Going Test-Optional was the Right Choice
On Friday, April 1st, Skidmore officially went test-optional, beginning with students applying for the class of 2021. As a student who spent countless hours of my junior year in high school taking the ACT twice and spending Saturday mornings on tutoring, I wish that Skidmore had made this decision several years ago. But, the reality is that Skidmore made the right decision, and not because I needed more sleep. Skidmore made the correct choice because the opportunities I had to improve my score are not open to everyone, and my scores did not necessarily reflect how well I perform at Skidmore.

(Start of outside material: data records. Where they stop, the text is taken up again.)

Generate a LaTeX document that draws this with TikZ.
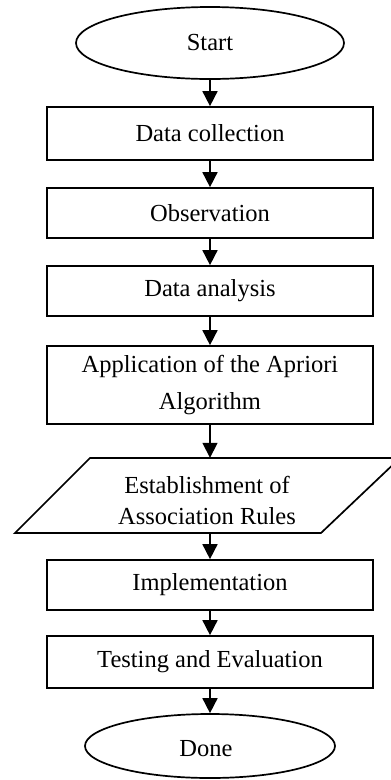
\documentclass[tikz,border=0pt]{standalone}
\usepackage{fontspec}
\setmainfont{Liberation Serif}
\usetikzlibrary{shapes.geometric,arrows.meta}
\begin{document}
\begin{tikzpicture}[x=1pt,y=1pt,
  every node/.style={font=\fontsize{24.5}{31}\selectfont, inner sep=0pt},
  stepbox/.style={draw, line width=1.7pt, minimum width=326pt, align=center},
  terminal/.style={draw, ellipse, line width=1.7pt},
  arr/.style={line width=1.7pt, -{Triangle[length=15pt,width=15pt]}},
  shape line/.style={line width=1.7pt, line join=miter}
]
\useasboundingbox (0,0) rectangle (391,-780);
\node[terminal, minimum width=268pt, minimum height=72pt] (start) at (210,-43) {Start};
\node[stepbox, minimum height=53pt] (dc) at (210,-133.5) {Data collection};
\node[stepbox, minimum height=50pt] (obs) at (210,-213) {Observation};
\node[stepbox, minimum height=50pt] (da) at (210,-291) {Data analysis};
\node[stepbox, minimum height=78pt] (app) at (210,-385) {Application of the Apriori\\[6pt]Algorithm};
\node[minimum height=75pt, align=center] (para) at (207,-495.5) {};
\node[align=center] (paratext) at (207,-500) {Establishment of\\Association Rules};
\draw[shape line] (90,-458) -- (400,-458) -- (321,-533) -- (15,-533) -- cycle;
\node[stepbox, minimum height=50pt] (impl) at (210,-585) {Implementation};
\node[stepbox, minimum height=52pt] (test) at (210,-662) {Testing and Evaluation};
\node[terminal, minimum width=250pt, minimum height=64pt] (done) at (210,-746) {};
\node (donetext) at (206,-749) {Done};
\draw[arr] (start) -- (dc);
\draw[arr] (dc) -- (obs);
\draw[arr] (obs) -- (da);
\draw[arr] (da) -- (app);
\draw[arr] (app.south) -- (app.south |- para.north);
\draw[arr] (impl.north |- para.south) -- (impl.north);
\draw[arr] (impl) -- (test);
\draw[arr] (test) -- (done);
\end{tikzpicture}
\end{document}
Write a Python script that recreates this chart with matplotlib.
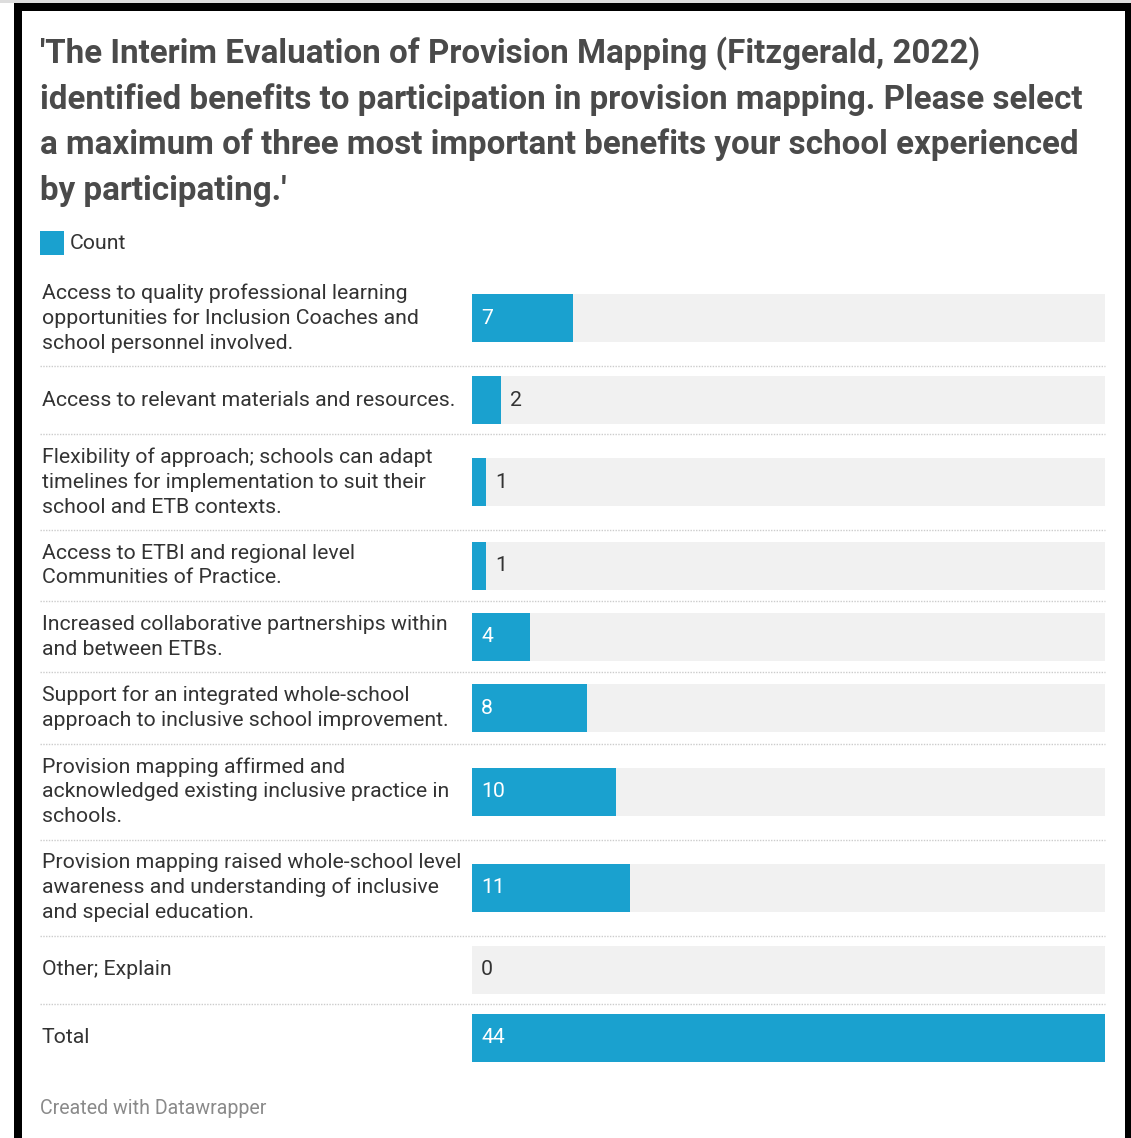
import matplotlib
matplotlib.use("Agg")
import matplotlib.pyplot as plt
from matplotlib.patches import Rectangle

plt.rcParams['font.family'] = ['Roboto', 'DejaVu Sans']

# ---- data ----
title_lines = [
    "'The Interim Evaluation of Provision Mapping (Fitzgerald, 2022)",
    "identified benefits to participation in provision mapping. Please select",
    "a maximum of three most important benefits your school experienced",
    "by participating.'",
]
categories = [
    "Access to quality professional learning\nopportunities for Inclusion Coaches and\nschool personnel involved.",
    "Access to relevant materials and resources.",
    "Flexibility of approach; schools can adapt\ntimelines for implementation to suit their\nschool and ETB contexts.",
    "Access to ETBI and regional level\nCommunities of Practice.",
    "Increased collaborative partnerships within\nand between ETBs.",
    "Support for an integrated whole-school\napproach to inclusive school improvement.",
    "Provision mapping affirmed and\nacknowledged existing inclusive practice in\nschools.",
    "Provision mapping raised whole-school level\nawareness and understanding of inclusive\nand special education.",
    "Other; Explain",
    "Total",
]
counts = [7, 2, 1, 1, 4, 8, 10, 11, 0, 44]
series_name = "Count"
footer = "Created with Datawrapper"

# ---- style ----
W, H = 1131, 1138
BAR = "#1aa1cf"
BG_BAR = "#f1f1f1"
TEXT = "#333333"
TITLE = "#4a4a4a"
FS = 15.3

fig = plt.figure(figsize=(W / 100, H / 100), dpi=100)
fig.patch.set_facecolor("white")

# row layout: pitch depends on number of label lines
pitch = {1: 68, 2: 71.2, 3: 96}
x0, x1 = 472, 1105
top = 270
centers, seps = [], []
for lab in categories:
    n = lab.count("\n") + 1
    h = pitch[n]
    centers.append(top + h / 2)
    top += h
    seps.append(top)

# bar axes in pixel y-space
bax = fig.add_axes([x0 / W, 0, (x1 - x0) / W, 1])
bax.set_ylim(H, 0)
vmax = max(counts)
bax.set_xlim(0, vmax)
bax.axis("off")
bax.barh(centers, [vmax] * len(counts), height=48, left=0, color=BG_BAR, lw=0)
bax.barh(centers, counts, height=48, left=0, color=BAR, lw=0)

# pixel-space overlay for text and decorations, drawn above the bars
ax = fig.add_axes([0, 0, 1, 1])
ax.set_xlim(0, W)
ax.set_ylim(H, 0)
ax.axis("off")
ax.patch.set_alpha(0)
ax.set_zorder(2)

# frame
ax.add_patch(Rectangle((0, 0), W, 3, color="#dddddd", lw=0))
ax.add_patch(Rectangle((14, 3), W - 14, 8, color="black", lw=0))
ax.add_patch(Rectangle((14, 3), 8, H, color="black", lw=0))
ax.add_patch(Rectangle((1125, 3), 6, H, color="black", lw=0))

# title
for i, line in enumerate(title_lines):
    ax.text(40, 63 + 45.5 * i, line, fontsize=23.9, fontweight="bold",
            color=TITLE, va="baseline", ha="left")

# legend
ax.add_patch(Rectangle((40, 231), 24, 24, color=BAR, lw=0))
ax.text(70, 243, series_name, fontsize=FS, color=TEXT, va="center", ha="left")

px_per_unit = (x1 - x0) / vmax
for c, v, lab in zip(centers, counts, categories):
    ax.text(42, c, lab, fontsize=FS, color=TEXT, va="center", ha="left",
            linespacing=1.37)
    bar_px = v * px_per_unit
    if bar_px > 40:
        ax.text(x0 + 9, c, str(v), fontsize=FS, color="white",
                va="center", ha="left")
    else:
        ax.text(x0 + bar_px + 9, c, str(v), fontsize=FS, color=TEXT,
                va="center", ha="left")

# dotted separators between rows
for s in seps[:-1]:
    ax.plot([40, x1], [s, s], color="#cccccc", lw=1, ls=(0, (1, 1)))

ax.text(40, 1108, footer, fontsize=14.1, color="#8a8a8a", va="center", ha="left")

fig.savefig("out.png", dpi=100, facecolor="white")
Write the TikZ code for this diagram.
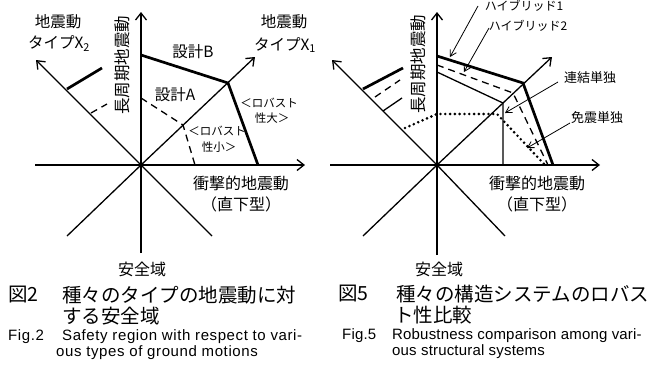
\documentclass[tikz,border=0pt]{standalone}
\usepackage{fontspec}
\setmainfont{Liberation Sans}
\newfontfamily\jp{Noto Sans CJK JP}
\newfontfamily\enfont[LetterSpace=4]{Liberation Sans}
\newfontfamily\enfontr[LetterSpace=1.2]{Liberation Sans}
\usetikzlibrary{arrows.meta}
\begin{document}
\begin{tikzpicture}[x=1pt,y=-1pt,
  axis/.style={line width=1.3pt},
  axarrow/.style={line width=1.3pt,-{Straight Barb[length=7pt,width=11pt,line width=1.3pt]}},
  thickline/.style={line width=2.7pt,line join=miter},
  dashline/.style={line width=1.3pt,dash pattern=on 7pt off 5pt},
  dotline/.style={line width=2.9pt,line cap=round,dash pattern=on 0pt off 4.8pt},
  thinline/.style={line width=1.3pt},
  leader/.style={line width=0.8pt,-{Straight Barb[length=6pt,width=7pt,line width=0.8pt]}},
  jl/.style={font=\jp\fontsize{15.5}{15.5}\selectfont, inner sep=0pt},
  jv/.style={font=\jp\fontsize{16.5}{16.5}\selectfont, inner sep=0pt, rotate=90},
  js/.style={font=\jp\fontsize{11.5}{11.5}\selectfont, inner sep=0pt},
  jm/.style={font=\jp\fontsize{16}{16}\selectfont, inner sep=0pt},
  jt/.style={font=\jp\fontsize{12}{12}\selectfont, inner sep=0pt},
  jn/.style={font=\jp\fontsize{13}{13}\selectfont, inner sep=0pt},
  captxt/.style={font=\jp\fontsize{19.5}{19.5}\selectfont, inner sep=0pt, anchor=west},
  entxt/.style={font=\enfont\fontsize{15}{15}\selectfont, inner sep=0pt, anchor=west},
  entxtr/.style={font=\enfontr\fontsize{15}{15}\selectfont, inner sep=0pt, anchor=west}
]
\useasboundingbox (0,0) rectangle (649,367);
\fill[white] (0,0) rectangle (649,367);

% ---------------- left diagram ----------------
\coordinate (O1) at (141,165);
\coordinate (H1w) at (35,165);  \coordinate (H1e) at (305,165);
\coordinate (V1s) at (141,253); \coordinate (V1n) at (141,12);
\coordinate (D1ne) at (255,57); \coordinate (D1sw) at (67,236);
\coordinate (D1nw) at (36,60);  \coordinate (D1se) at (212,236);
\draw[axarrow] (H1w) -- (H1e);
\draw[axarrow] (V1s) -- (V1n);
\draw[axis] (D1sw) -- (O1);
\draw[axarrow] (O1) -- (D1ne);
\draw[axis] (D1se) -- (O1);
\draw[axarrow] (O1) -- (D1nw);

\coordinate (B1) at (141,55); \coordinate (B2) at (228,83); \coordinate (B3) at (258,165);
\draw[thickline] (B1) -- (B2) -- (B3);
\coordinate (A1) at (141,98); \coordinate (A2) at (183,125); \coordinate (A3) at (195,165);
\draw[dashline] (A1) -- (A2) -- (A3);
\coordinate (XB1) at (67,89); \coordinate (XB2) at (102,68);
\draw[thickline] (XB1) -- (XB2);
\coordinate (XA1) at (91,113); \coordinate (XA2) at (107,104);
\draw[dashline] (XA1) -- (XA2);

\node[jl] (l1a) at (58,22) {地震動};
\node[jl] (l1b) at (59,44) {タイプX\textsubscript{2}};
\node[jl] (r1a) at (284,22) {地震動};
\node[jl] (r1b) at (285,45) {タイプX\textsubscript{1}};
\node[jv] (v1) at (122,65) {長周期地震動};
\node[jl] (dB) at (193,52) {設計B};
\node[jl] (dA) at (175,95) {設計A};
\node[js] (rb1) at (269,103) {＜ロバスト};
\node[js] (rb2) at (272,118) {性大＞};
\node[js] (rs1) at (217,131) {＜ロバスト};
\node[js] (rs2) at (219,147) {性小＞};
\node[jm] (h1) at (241,183) {衝撃的地震動};
\node[jm] (h1b) at (241,204) {（直下型）};
\node[jm] (s1) at (142,269) {安全域};

% ---------------- right diagram ----------------
\coordinate (O2) at (437,165);
\coordinate (H2w) at (330,165);  \coordinate (H2e) at (600,165);
\coordinate (V2s) at (437,255);  \coordinate (V2n) at (437,12);
\coordinate (D2ne) at (552,57);  \coordinate (D2sw) at (363,236);
\coordinate (D2nw) at (332,60);  \coordinate (D2se) at (505,236);
\draw[axarrow] (H2w) -- (H2e);
\draw[axarrow] (V2s) -- (V2n);
\draw[axis] (D2sw) -- (O2);
\draw[axarrow] (O2) -- (D2ne);
\draw[axis] (D2se) -- (O2);
\draw[axarrow] (O2) -- (D2nw);

% hybrid 1
\coordinate (P1) at (437,56); \coordinate (P2) at (523,83); \coordinate (P3) at (553,165);
\draw[thickline] (P1) -- (P2) -- (P3);
% hybrid 2
\coordinate (Q1) at (437,65); \coordinate (Q2) at (513,93); \coordinate (Q3) at (548,165);
\draw[dashline] (Q1) -- (Q2) -- (Q3);
% linked only
\coordinate (R1) at (437,72); \coordinate (R2) at (503,103); \coordinate (R3) at (503,165);
\draw[thinline] (R1) -- (R2) -- (R3);
% isolation only
\coordinate (S0) at (405,128); \coordinate (S1) at (437,114);
\coordinate (S2) at (497,114); \coordinate (S3) at (545,165);
\draw[dotline] (S0) -- (S1) -- (S2) -- (S3);
% X2 side marks
\coordinate (T1) at (363,89);  \coordinate (T2) at (403,68);
\draw[thickline] (T1) -- (T2);
\coordinate (U1) at (375,97);  \coordinate (U2) at (400,80);
\draw[dashline] (U1) -- (U2);
\coordinate (W1) at (383,111); \coordinate (W2) at (402,98);
\draw[thinline] (W1) -- (W2);

\node[jv] (v2) at (418,64) {長周期地震動};
\node[jm] (h2) at (537,183) {衝撃的地震動};
\node[jm] (h2b) at (537,204) {（直下型）};
\node[jm] (s2) at (439,269) {安全域};

\node[jt] (hy1) at (524,6) {ハイブリッド1};
\node[jt] (hy2) at (528,26) {ハイブリッド2};
\node[jn] (rk) at (590,78) {連結単独};
\node[jn] (mk) at (597,118) {免震単独};
\coordinate (hy1s) at (478,6);   \coordinate (hy1t) at (450,57);
\coordinate (hy2s) at (489,28);  \coordinate (hy2t) at (464,72);
\coordinate (rks) at (558,82);   \coordinate (rkt) at (505,113);
\coordinate (mks) at (570,123);  \coordinate (mkt) at (527,148);
\draw[leader] (hy1s) -- (hy1t);
\draw[leader] (hy2s) -- (hy2t);
\draw[leader] (rks) -- (rkt);
\draw[leader] (mks) -- (mkt);

% ---------------- captions ----------------
\node[captxt] (c1a) at (8,295) {図2};
\node[captxt] (c1b) at (62,295) {種々のタイプの地震動に対};
\node[captxt] (c1c) at (62,316) {する安全域};
\node[entxt] (e1a) at (8,337) {Fig.2};
\node[entxt] (e1b) at (62,337) {Safety region with respect to vari-};
\node[entxt] (e1c) at (56,353) {ous types of ground motions};

\node[captxt] (c2a) at (338,294) {図5};
\node[captxt] (c2b) at (396,294) {種々の構造システムのロバス};
\node[captxt] (c2c) at (394,315) {ト性比較};
\node[entxtr] (e2a) at (342,336) {Fig.5};
\node[entxtr] (e2b) at (392,336) {Robustness comparison among vari-};
\node[entxtr] (e2c) at (392,352) {ous structural systems};
\end{tikzpicture}
\end{document}
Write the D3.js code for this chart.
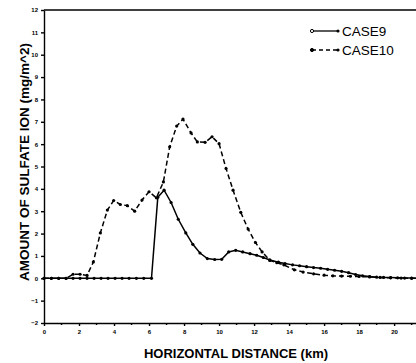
<!DOCTYPE html>
<html>
<head>
<meta charset="utf-8">
<script src="https://cdn.jsdelivr.net/npm/d3@7"></script>
<style>
  body { margin: 0; background: #fff; }
  svg { display: block; font-family: "Liberation Sans", Arial, sans-serif; }
  .axis path, .axis line { stroke: #000; stroke-width: 1.4; }
  .axis text { font-size: 6px; font-weight: bold; fill: #000; }
  .line { fill: none; stroke: #000; stroke-width: 1.5; }
</style>
</head>
<body>
<div id="chart"></div>
<script>

// horizontal distance (km) and amount (mg/m^2)
var case9X = [0, 0.42, 0.84, 1.26, 1.66, 2.06, 2.46, 2.86, 3.26, 3.66, 4.06, 4.46, 4.86, 5.28, 5.7, 6.14,
  6.5, 6.86, 7.26, 7.67, 8.1, 8.5, 8.91, 9.33, 9.75, 10.15, 10.55, 10.95, 11.35, 11.77, 12.15, 12.53,
  12.9, 13.39, 13.77, 14.2, 14.6, 15.0, 15.4, 15.8, 16.2, 16.6, 17.0, 17.4, 17.8, 18.2, 18.6, 19.0,
  19.4, 19.8, 20.2, 20.6, 21.0, 21.4];
var case9Y = [0, 0, 0, 0, 0, 0, 0, 0, 0, 0, 0, 0, 0, 0, 0, 0,
  3.62, 3.94, 3.39, 2.64, 2.03, 1.52, 1.13, 0.88, 0.84, 0.85, 1.18, 1.25, 1.18, 1.1, 1.03, 0.93,
  0.82, 0.72, 0.66, 0.6, 0.56, 0.52, 0.48, 0.45, 0.4, 0.36, 0.31, 0.25, 0.17, 0.11, 0.08, 0.05,
  0.04, 0.03, 0.02, 0.01, 0.01, 0];

var case10X = [0, 0.42, 0.84, 1.26, 1.66, 2.06, 2.46, 2.82, 3.22, 3.62, 3.98, 4.36, 4.76, 5.18, 5.6, 6.0,
  6.42, 6.82, 7.18, 7.58, 7.94, 8.4, 8.76, 9.2, 9.6, 10.0, 10.4, 10.8, 11.24, 11.66, 12.08, 12.46,
  12.9, 13.3, 13.7, 14.3, 14.8, 15.4, 16.0, 16.5, 17.0, 17.5, 18.0, 18.6, 19.2, 19.8, 20.4, 21.0, 21.4];
var case10Y = [0, 0, 0, 0, 0.18, 0.18, 0.13, 0.73, 2.03, 3.05, 3.48, 3.3, 3.25, 3.0, 3.5, 3.87,
  3.6, 4.31, 5.88, 6.81, 7.12, 6.5, 6.1, 6.08, 6.33, 6.02, 4.91, 3.94, 2.95, 2.2, 1.6, 1.18,
  0.8, 0.7, 0.6, 0.38, 0.28, 0.2, 0.14, 0.11, 0.1, 0.09, 0.08, 0.06, 0.04, 0.02, 0.01, 0, 0];

var xTicks = [0, 2, 4, 6, 8, 10, 12, 14, 16, 18, 20];
var xMinorTicks = [1, 3, 5, 7, 9, 11, 13, 15, 17, 19, 21];
var yTicks = [-2, -1, 0, 1, 2, 3, 4, 5, 6, 7, 8, 9, 10, 11, 12];

var seriesNames = ['CASE9', 'CASE10'];

var width = 416, height = 363;
var margin = {top: 10, right: 0, bottom: 40, left: 44};

var svg = d3.select('#chart').append('svg')
  .attr('width', width)
  .attr('height', height);

var x = d3.scaleLinear()
  .domain([0, 21.25])
  .range([margin.left, width - margin.right]);

var y = d3.scaleLinear()
  .domain([-2, 12])
  .range([height - margin.bottom, margin.top]);

// Axes
var xAxis = d3.axisBottom(x)
  .tickValues(xTicks)
  .tickFormat(d3.format('d'))
  .tickSize(3)
  .tickSizeOuter(0);

svg.append('g')
  .attr('class', 'x axis')
  .attr('transform', 'translate(0,' + y(-2) + ')')
  .call(xAxis)
  .selectAll('text').attr('dy', '0.9em');

svg.append('g')
  .attr('class', 'x axis minor')
  .attr('transform', 'translate(0,' + y(-2) + ')')
  .selectAll('line')
  .data(xMinorTicks)
  .enter().append('line')
  .attr('x1', function(d){ return x(d); })
  .attr('x2', function(d){ return x(d); })
  .attr('y1', 0)
  .attr('y2', 2);

var yAxis = d3.axisLeft(y)
  .tickValues(yTicks)
  .tickFormat(d3.format('d'))
  .tickSize(3)
  .tickSizeOuter(0);

svg.append('g')
  .attr('class', 'y axis')
  .attr('transform', 'translate(' + x(0) + ',0)')
  .call(yAxis);

// top frame line
svg.append('line')
  .attr('x1', x(0)).attr('x2', width)
  .attr('y1', y(12)).attr('y2', y(12))
  .attr('stroke', '#000').attr('stroke-width', 1.4);

// Lines
var line = d3.line()
  .x(function(d){ return x(d[0]); })
  .y(function(d){ return y(d[1]); });

var series = [
  {name: seriesNames[0], pts: d3.zip(case9X, case9Y), dash: null},
  {name: seriesNames[1], pts: d3.zip(case10X, case10Y), dash: '5,3'}
];

var g = svg.append('g').attr('class', 'lines');

series.forEach(function(s){
  g.append('path')
    .datum(s.pts)
    .attr('class', 'line')
    .attr('stroke-dasharray', s.dash)
    .attr('d', line);

  g.selectAll('.dot-' + s.name)
    .data(s.pts)
    .enter().append('circle')
    .attr('class', 'dot-' + s.name)
    .attr('cx', function(d){ return x(d[0]); })
    .attr('cy', function(d){ return y(d[1]); })
    .attr('r', 1.6)
    .attr('fill', '#000');
});

// Legend
var legend = svg.append('g').attr('class', 'legend');
series.forEach(function(s, i){
  var ly = 31 + i * 19;
  legend.append('line')
    .attr('x1', 312).attr('x2', 338)
    .attr('y1', ly).attr('y2', ly)
    .attr('stroke', '#000').attr('stroke-width', 1.3)
    .attr('stroke-dasharray', s.dash ? '4,3' : null);
  legend.append('circle')
    .attr('cx', 312).attr('cy', ly).attr('r', 1.6)
    .attr('fill', i === 0 ? '#fff' : '#000')
    .attr('stroke', '#000').attr('stroke-width', 1);
  legend.append('circle')
    .attr('cx', 338).attr('cy', ly).attr('r', 1.6)
    .attr('fill', '#000');
  legend.append('text')
    .attr('x', 342).attr('y', ly + 5)
    .style('font-size', '13.5px')
    .text(s.name);
});

// Axis titles
svg.append('text')
  .attr('transform', 'translate(29,' + 162 + ') rotate(-90)')
  .attr('text-anchor', 'middle')
  .style('font-size', '13.5px')
  .style('font-weight', 'bold')
  .text('AMOUNT OF SULFATE ION (mg/m^2)');

svg.append('text')
  .attr('x', 236)
  .attr('y', 358)
  .attr('text-anchor', 'middle')
  .style('font-size', '13px')
  .style('font-weight', 'bold')
  .text('HORIZONTAL DISTANCE (km)');

</script>
</body>
</html>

According to a study done by the National Center for Fair & Open Testing (FairTest), a national organization that has been helping to lead the national effort against the use of standardized testing, when comparing 2013 SAT scores to family income, it shows that the more money your family makes, the higher average SAT score you will have. This is because these students can afford to be coached through the standardized tests as their family can afford to spend the money on tutoring, test prep, and practice tests.
In an email sent to the Skidmore Community, President Phillip Glotzbach writes, “We believe that adopting a test-optional policy would significantly decrease the advantage gained by students who can afford to improve their scores through additional test preparation, and thereby level the playing field for prospective students across the socioeconomic spectrum.”
Decreasing the advantages some people have in access to education is something I strongly believe in. I believe everyone should be able to have access to a college education. Last summer I spent part of the summer interning at Collegiate Directions Inc., a community based organization that helps mainly first generation students from Montgomery County, MD and DC apply to and graduate from College. Without CDI many of these students would not be able to graduate from college, yet alone apply to college. Part of this has to do with the fact that CDI provides these students with test prep something them and their families would likely not have been able to afford.
CDI is just one example of an organization that helps to minimize the advantage some have when applying to college, but I believe that by going test-optional, Skidmore is doing their part in helping to minimize this advantage.
The George Washington University went test optional this year, and while their overall application pool increased, the increase was particularly significant among first generation students, many of whom chose not to submit scores. The bottom line is that by making test scores optional a college can help to reduce the advantages faced by those that can afford test prep.
Hopefully, Skidmore will experience similar results in the coming year from their decision to go test-optional. I believe that this is one step in the right direction to equalizing the playing field for those from all economic backgrounds when applying to college. And, it will make a great school even better and more diverse.